NOW, THEREFORE, I, the undersigned, hereby declare that I am satisfied that the aforesaid Shri Atmaram Parwal is likely to smuggle goods into Bombay which is an area highly vulnerable to smuggling as defined in Explanation I to section 9(1) of the Conservation of Foreign Exchange and Prevention of Smuggling Activities Act, 1974.

Shri Atmaram Parwal has a right to represent to the Central Government as well as to the Advisory Board against this declaration in the manner specified in the grounds of detention."

We have also perused the declarations made by the very same officer subsequent to the issuance of the above declaration whereunder he has informed the detenu of his right to make a representation to the declaring authority himself in addition to the Central Government and the Advisory Board. Mr. Karmali has filed three declarations before us which support the above position. In a declaration made on 5th December 1995 being Declaration No.62 of 1995 by the same officer as the officer specially empowered by the Central Government, the detenu was informed as below :

" - - - has a right to make representation to the declaring authority, Central Government as well as to the Chairman, COFEPOSA Advisory Board, High Court of Bombay against this declaration through Jail authorities in the manner indicated below :

(i) Representation meant for the declaring authority should be addressed to the Additional Secretary to the Government of India, Ministry of Finance, Department of Revenue, New Delhi.

(ii) Representation meant for the Central Government, should be addressed to the Secretary, Ministry of Finance, Department of Revenue, New Delhi.

(iii) Representation meant for the Advisory Board should be addressed to the Chairman, Cofeposa Advisory Board, High Court of Bombay."

In the declaration made on 19th May 1995 being Declaration No.8 of 1995, the detenu was informed as below :

"- - - - - - has a right to represent to the undersigned, the Central Govt. as well as to the State Advisory Board against the declaration in the manner specified in the grounds of detention."

11. We have, therefore, to decide as to whether failure of the declaring authority to inform the detenu of his right to make a representation to the declaring authority itself is violative of article 22(5) of the Constitution of India.

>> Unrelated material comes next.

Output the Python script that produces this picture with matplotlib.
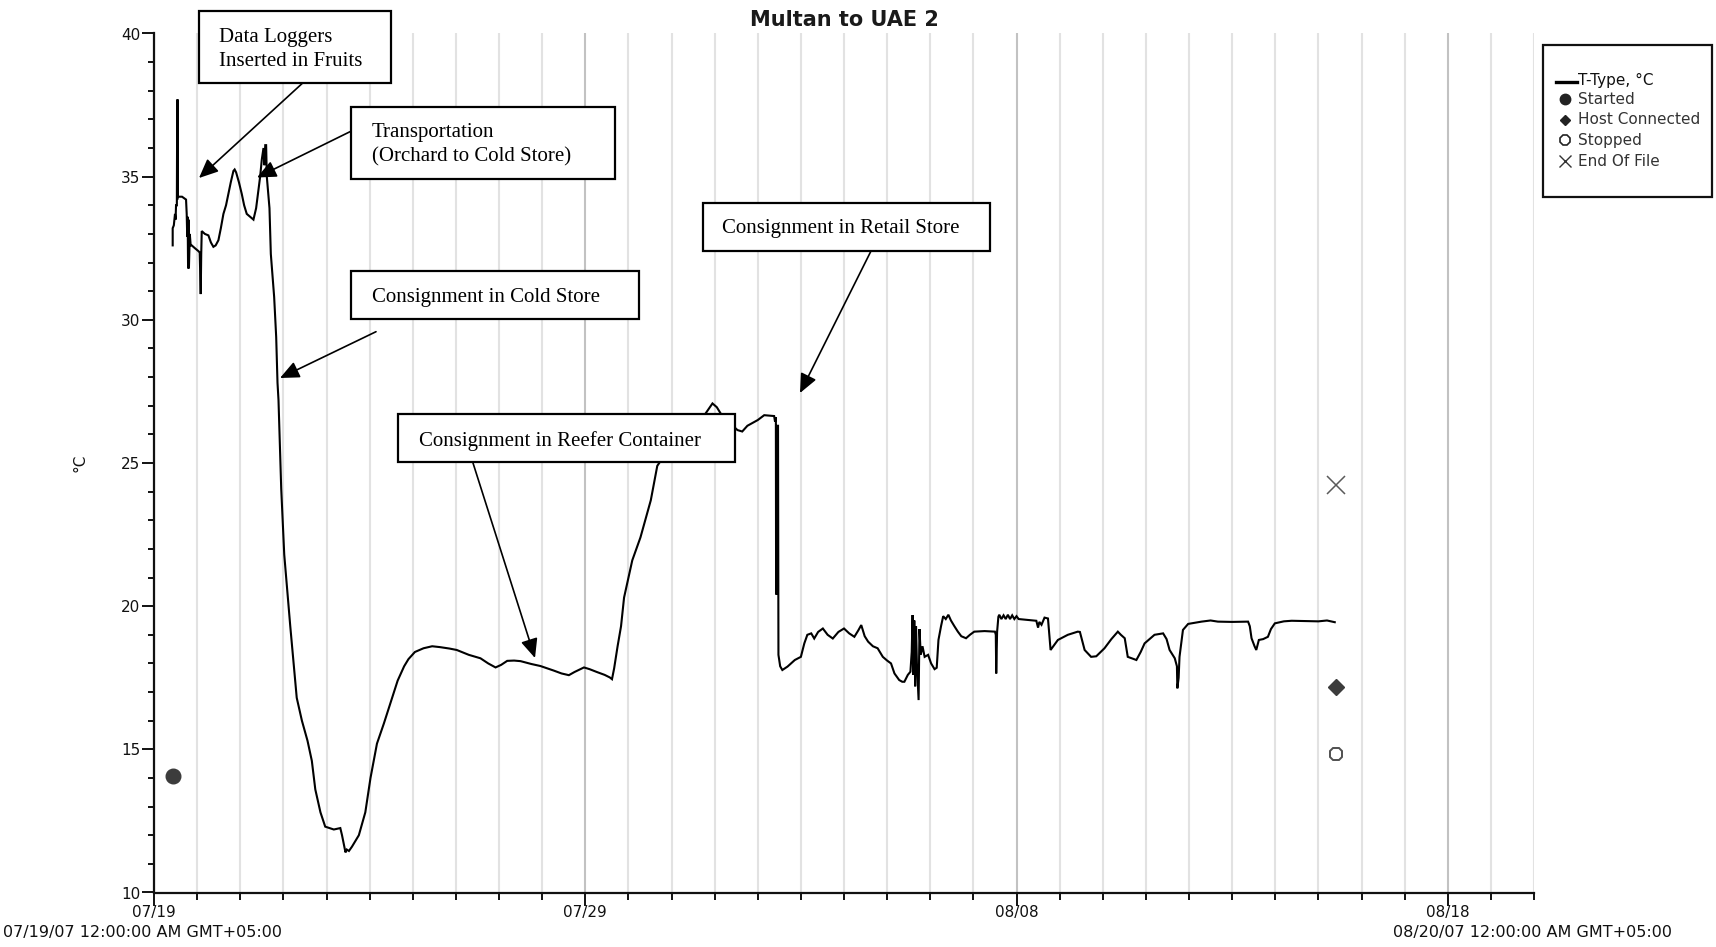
import numpy as np
import matplotlib
matplotlib.use("Agg")
import matplotlib.pyplot as plt
import matplotlib.dates as mdates
import matplotlib.ticker as mticker
from matplotlib.patches import Rectangle, FancyArrowPatch
from matplotlib.lines import Line2D

# ---------------------------------------------------------------- data
start_date = "2007-07-19"
end_date = "2007-08-20"
title = "Multan to UAE 2"
y_label = "°C"

# elapsed time since 07/19 00:00 (days) and logger temperature (°C)
elapsed_days = [
    0.433, 0.433, 0.46, 0.487, 0.50, 0.511, 0.53, 0.535, 0.54, 0.545, 0.55, 0.565,
    0.65, 0.743, 0.758, 0.77, 0.78, 0.79, 0.80, 0.81, 0.83, 0.851, 0.874, 0.95,
    1.03, 1.06, 1.083, 1.095, 1.107, 1.18, 1.261, 1.32, 1.377, 1.43, 1.494, 1.55,
    1.61, 1.67, 1.726, 1.78, 1.842, 1.87, 1.904, 1.97, 2.035, 2.09, 2.151, 2.23,
    2.306, 2.368, 2.42, 2.461, 2.50, 2.539, 2.56, 2.58, 2.60, 2.616, 2.65, 2.678,
    2.709, 2.75, 2.786, 2.833, 2.864, 2.887, 2.92, 2.95, 2.99, 3.02, 3.07, 3.16,
    3.25, 3.31, 3.43, 3.56, 3.66, 3.74, 3.86, 3.97, 4.17, 4.32, 4.36, 4.40, 4.44,
    4.47, 4.52, 4.59, 4.75, 4.90, 5.02, 5.17, 5.33, 5.48, 5.65, 5.80, 5.90, 6.05,
    6.25, 6.45, 6.63, 6.85, 7.02, 7.30, 7.57, 7.75, 7.92, 8.05, 8.19, 8.35, 8.50,
    8.75, 8.96, 9.27, 9.45, 9.62, 9.75, 9.97, 10.10, 10.27, 10.45, 10.57, 10.62,
    10.67, 10.75, 10.83, 10.90, 11.09, 11.28, 11.52, 11.67, 11.85, 12.05, 12.30,
    12.55, 12.79, 12.95, 13.05, 13.14, 13.35, 13.53, 13.64, 13.76, 14.00, 14.15,
    14.38, 14.40, 14.42, 14.425, 14.43, 14.435, 14.44, 14.445, 14.45, 14.47,
    14.48, 14.52, 14.57, 14.69, 14.86, 15.00, 15.08, 15.15, 15.24, 15.31, 15.40,
    15.51, 15.62, 15.74, 15.87, 16.00, 16.12, 16.24, 16.33, 16.40, 16.48, 16.56,
    16.67, 16.78, 16.90, 17.00, 17.09, 17.17, 17.28, 17.35, 17.40, 17.48, 17.54,
    17.57, 17.59, 17.61, 17.63, 17.65, 17.67, 17.69, 17.73, 17.75, 17.78, 17.82,
    17.87, 17.95, 18.02, 18.10, 18.15, 18.19, 18.25, 18.30, 18.36, 18.42, 18.48,
    18.56, 18.64, 18.72, 18.83, 18.92, 19.02, 19.26, 19.50, 19.52, 19.53, 19.55,
    19.58, 19.60, 19.65, 19.70, 19.75, 19.80, 19.85, 19.90, 19.95, 20.00, 20.05,
    20.46, 20.50, 20.53, 20.58, 20.65, 20.73, 20.79, 20.96, 21.19, 21.42, 21.47,
    21.58, 21.73, 21.85, 22.04, 22.20, 22.35, 22.42, 22.51, 22.58, 22.78, 22.88,
    22.97, 23.20, 23.40, 23.48, 23.55, 23.67, 23.72, 23.73, 23.76, 23.78, 23.86,
    23.98, 24.29, 24.50, 24.67, 25.00, 25.37, 25.41, 25.45, 25.52, 25.56, 25.62,
    25.72, 25.83, 25.90, 25.99, 26.20, 26.38, 26.70, 27.00, 27.20, 27.38,
]
temp_c = [
    32.6, 33.2, 33.3, 33.7, 33.5, 34.0, 34.0, 36.1, 34.2, 37.7, 34.3, 34.3,
    34.3, 34.2, 33.7, 32.9, 33.6, 31.8, 33.5, 31.8, 33.0, 32.6, 32.6, 32.5,
    32.4, 32.35, 30.9, 32.3, 33.1, 33.0, 32.95, 32.7, 32.55, 32.6, 32.78, 33.2,
    33.7, 34.0, 34.4, 34.8, 35.2, 35.25, 35.15, 34.8, 34.4, 34.0, 33.7, 33.6,
    33.5, 33.9, 34.5, 35.0, 35.6, 36.0, 35.4, 36.1, 36.1, 35.0, 34.4, 33.9,
    32.3, 31.5, 30.8, 29.4, 27.8, 27.2, 25.6, 24.1, 22.75, 21.8, 20.9, 19.3,
    17.8, 16.8, 16.0, 15.3, 14.6, 13.6, 12.8, 12.3, 12.2, 12.25, 12.0, 11.7, 11.4,
    11.5, 11.45, 11.6, 12.0, 12.8, 14.0, 15.2, 15.9, 16.6, 17.4, 17.9, 18.15, 18.4,
    18.53, 18.6, 18.57, 18.52, 18.47, 18.3, 18.18, 18.0, 17.86, 17.95, 18.09, 18.1, 18.08,
    17.98, 17.91, 17.75, 17.65, 17.59, 17.7, 17.86, 17.8, 17.7, 17.6, 17.51, 17.45,
    17.83, 18.6, 19.3, 20.3, 21.6, 22.4, 23.7, 24.9, 25.3, 25.7, 26.0,
    26.3, 26.73, 27.08, 26.95, 26.73, 26.4, 26.15, 26.1, 26.3, 26.5, 26.67,
    26.64, 26.45, 26.6, 21.0, 24.0, 20.4, 23.5, 21.3, 26.3, 26.3,
    18.3, 17.9, 17.77, 17.89, 18.12, 18.23, 18.7, 19.0, 19.05, 18.87, 19.1,
    19.22, 19.0, 18.87, 19.1, 19.22, 19.05, 18.93, 19.15, 19.34, 18.95, 18.76,
    18.6, 18.53, 18.23, 18.1, 18.0, 17.65, 17.42, 17.36, 17.36, 17.6, 17.71,
    18.4, 19.69, 17.6, 19.5, 17.2, 19.3, 18.0, 16.72, 19.2, 18.3, 18.6,
    18.23, 18.3, 18.0, 17.8, 17.85, 18.82, 19.3, 19.65, 19.55, 19.7, 19.5,
    19.3, 19.11, 18.95, 18.88, 19.0, 19.11, 19.13, 19.11, 19.0, 17.65, 19.1,
    19.63, 19.7, 19.55, 19.68, 19.55, 19.7, 19.55, 19.68, 19.55, 19.65, 19.55,
    19.49, 19.25, 19.45, 19.35, 19.6, 19.57, 18.47, 18.82, 19.0, 19.11, 19.1,
    18.47, 18.23, 18.25, 18.53, 18.85, 19.11, 19.0, 18.88, 18.23, 18.12, 18.4,
    18.7, 19.0, 19.05, 18.85, 18.47, 18.18, 17.9, 17.13, 17.5, 18.23, 19.17,
    19.38, 19.46, 19.5, 19.46, 19.45, 19.46, 19.3, 18.88, 18.6, 18.47, 18.82,
    18.85, 18.93, 19.2, 19.4, 19.47, 19.49, 19.48, 19.47, 19.5, 19.44,
]

# logger events: (elapsed days, plotted level °C)
event_names = ["Started", "Host Connected", "Stopped", "End Of File"]
event_days = [0.433, 27.40, 27.40, 27.40]
event_temp = [14.07, 17.19, 14.83, 24.23]

major_tick_dates = ["2007-07-19", "2007-07-29", "2007-08-08", "2007-08-18"]
y_ticks = [10, 15, 20, 25, 30, 35, 40]
start_stamp = "07/19/07 12:00:00 AM GMT+05:00"
end_stamp = "08/20/07 12:00:00 AM GMT+05:00"

# phase call-outs: text lines
callouts = [
    ["Data Loggers", "Inserted in Fruits"],
    ["Transportation", "(Orchard to Cold Store)"],
    ["Consignment in Cold Store"],
    ["Consignment in Reefer Container"],
    ["Consignment in Retail Store"],
]

# ---------------------------------------------------------------- helpers
W, H = 1716, 947
base = np.datetime64(start_date + "T00:00")


def to_time(days):
    mins = np.round(np.asarray(days, dtype=float) * 1440).astype("timedelta64[m]")
    return base + mins


def fx(x):
    return x / W


def fy(y):
    return 1 - y / H


# ---------------------------------------------------------------- figure
plt.rcParams["font.family"] = ["DejaVu Sans"]
fig = plt.figure(figsize=(W / 100, H / 100), dpi=100)
ax = fig.add_axes([fx(154), fy(892.5), (1534 - 154) / W, (892.5 - 33.5) / H])

t = to_time(elapsed_days)
ax.plot(t, temp_c, color="black", lw=1.5, zorder=3, solid_joinstyle="miter")

ev_t = to_time(event_days)
ev_styles = [
    dict(marker="o", ms=10.5, mfc="#3c3c3c", mec="#3c3c3c"),
    dict(marker="D", ms=8.5, mfc="#3c3c3c", mec="#3c3c3c"),
    dict(marker="8", ms=10, mfc="white", mec="#505050", mew=1.4),
    dict(marker="x", ms=13, mfc="none", mec="#5a5a5a", mew=1.1),
]
for tt, yy, st in zip(ev_t, event_temp, ev_styles):
    ax.plot([tt], [yy], linestyle="none", zorder=4, **st)

ax.set_xlim(np.datetime64(start_date), np.datetime64(end_date))
ax.set_ylim(min(y_ticks), max(y_ticks))

major_nums = mdates.date2num(np.array(major_tick_dates, dtype="datetime64[D]"))
ax.xaxis.set_major_locator(mticker.FixedLocator(major_nums))
ax.xaxis.set_major_formatter(mdates.DateFormatter("%m/%d"))
ax.xaxis.set_minor_locator(mdates.DayLocator())
ax.set_yticks(y_ticks)
ax.yaxis.set_minor_locator(mticker.MultipleLocator(1))

ax.grid(which="minor", axis="x", color="#e2e2e2", lw=1.5, zorder=0)
ax.grid(which="major", axis="x", color="#c2c2c2", lw=1.5, zorder=0)
ax.set_axisbelow(True)

for side in ("top", "right"):
    ax.spines[side].set_visible(False)
for side in ("left", "bottom"):
    ax.spines[side].set_linewidth(1.6)
    ax.spines[side].set_color("#111111")

ax.tick_params(axis="y", which="major", length=9, width=1.4, pad=1, labelsize=11, colors="#111111")
ax.tick_params(axis="y", which="minor", length=4.5, width=1.4, colors="#111111")
ax.tick_params(axis="x", which="major", length=9, width=1.4, pad=0, labelsize=11, colors="#111111")
ax.tick_params(axis="x", which="minor", length=5, width=1.4, colors="#111111")

# title, axis label, time stamps
fig.text(fx(844), fy(20), title, ha="center", va="center", fontsize=15,
         fontweight="bold", color="#1a1a1a")
fig.text(fx(80), fy(463), y_label, rotation=90, ha="center", va="center",
         fontsize=11, color="#111111")
fig.text(fx(3), fy(932.5), start_stamp, ha="left", va="center", fontsize=11.5, color="#111111")
fig.text(fx(1672), fy(932.5), end_stamp, ha="right", va="center", fontsize=11.5, color="#111111")

# ---------------------------------------------------------------- legend
fig.add_artist(Rectangle((fx(1543), fy(197)), (1712 - 1543) / W, (197 - 45) / H,
                         transform=fig.transFigure, fc="white", ec="#111111", lw=1.6))
leg_names = ["T-Type, °C"] + event_names
leg_y = [80, 99, 120, 140, 161]
fig.add_artist(Line2D([fx(1556), fx(1577)], [fy(82), fy(82)], transform=fig.transFigure,
                      color="black", lw=2.4))
leg_markers = [
    dict(marker="o", ms=7.5, mfc="#222222", mec="#222222"),
    dict(marker="D", ms=5.5, mfc="#222222", mec="#222222"),
    dict(marker="8", ms=7.5, mfc="white", mec="#222222", mew=1.2),
    dict(marker="x", ms=9, mec="#333333", mew=1.0),
]
for yy, st in zip(leg_y[1:], leg_markers):
    fig.add_artist(Line2D([fx(1565)], [fy(yy)], transform=fig.transFigure,
                          linestyle="none", **st))
for yy, name in zip(leg_y, leg_names):
    fig.text(fx(1578), fy(yy), name, ha="left", va="center", fontsize=11,
             color="#111111" if yy == leg_y[0] else "#333333")

# ---------------------------------------------------------------- call-outs
serif = "Liberation Serif"
boxes = [
    (199, 10.7, 391, 82.7),
    (350.7, 107.3, 615, 179),
    (350.7, 270.7, 639, 319.3),
    (398.3, 414.3, 735, 462.5),
    (702.6, 202.5, 990.4, 250.6),
]
text_left = [219, 371.7, 371.7, 419.3, 722.3]
text_base = [[41.7, 66], [136.7, 161.2], [301.7], [445.7], [233]]
arrows = [
    ((302.7, 83), (199, 178)),
    ((350, 131.7), (257, 177.5)),
    ((376, 331.7), (280, 378)),
    ((473, 463), (535, 658)),
    ((871, 251), (800, 393)),
]
for (x0, y0, x1, y1), lines, xl, bases in zip(boxes, callouts, text_left, text_base):
    fig.add_artist(Rectangle((fx(x0), fy(y1)), (x1 - x0) / W, (y1 - y0) / H,
                             transform=fig.transFigure, fc="white", ec="black",
                             lw=1.6, zorder=5))
    for s, yb in zip(lines, bases):
        fig.text(fx(xl), fy(yb), s, ha="left", va="baseline", fontsize=15,
                 family=serif, color="black", zorder=6)

for (xa, ya), (xb, yb) in arrows:
    fig.add_artist(FancyArrowPatch((fx(xa), fy(ya)), (fx(xb), fy(yb)),
                                   transform=fig.transFigure,
                                   arrowstyle="-|>,head_length=0.45,head_width=0.2",
                                   mutation_scale=26, lw=1.2, color="black",
                                   shrinkA=0, shrinkB=0, zorder=6))

fig.savefig("out.png", dpi=100)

We find that similar controversy arose before the Supreme Court in Jagprit Singh's case. In that case, a declaration under section 9 of the COFEPOSA Act had been made by the officer specially empowered by the Central Government on 4.10.1988. A copy of the declaration was endorsed to the detenu. The declaration, however, did not make the detenu aware of his right to make representation against the declaration. The issue before the Supreme Court was whether the declaration was violative of article 22(5) of the Constitution of India and whether the continued detention beyond the period of one year from the date of detention on the basis of the above declaration was unjustified. On consideration of the facts of the case, the Supreme Court noted that the detenu had not been made aware, either in the order of declaration or within a reasonable time thereafter, that he had a right to make a representation against the declaration to the appropriate authorities. From the papers placed on record, the Supreme Court found that it was not until the detenu wrote to the declaring authority on 10th November 1988 seeking clarification as to whether he had a right of representation against the declaration and if so, to which authority, that a clarification on that matter was furnished to him on 17th November 1988 that he had such a right. There was, thus, a delay of one month and 13 days before the detenu was made aware of his right under the Constitution to make an effective representation against the declaration. The Supreme Court held :

"This delay, in our opinion, is quite unreasonable and inconsistent with the provisions of Article 22(5) of the Constitution of India."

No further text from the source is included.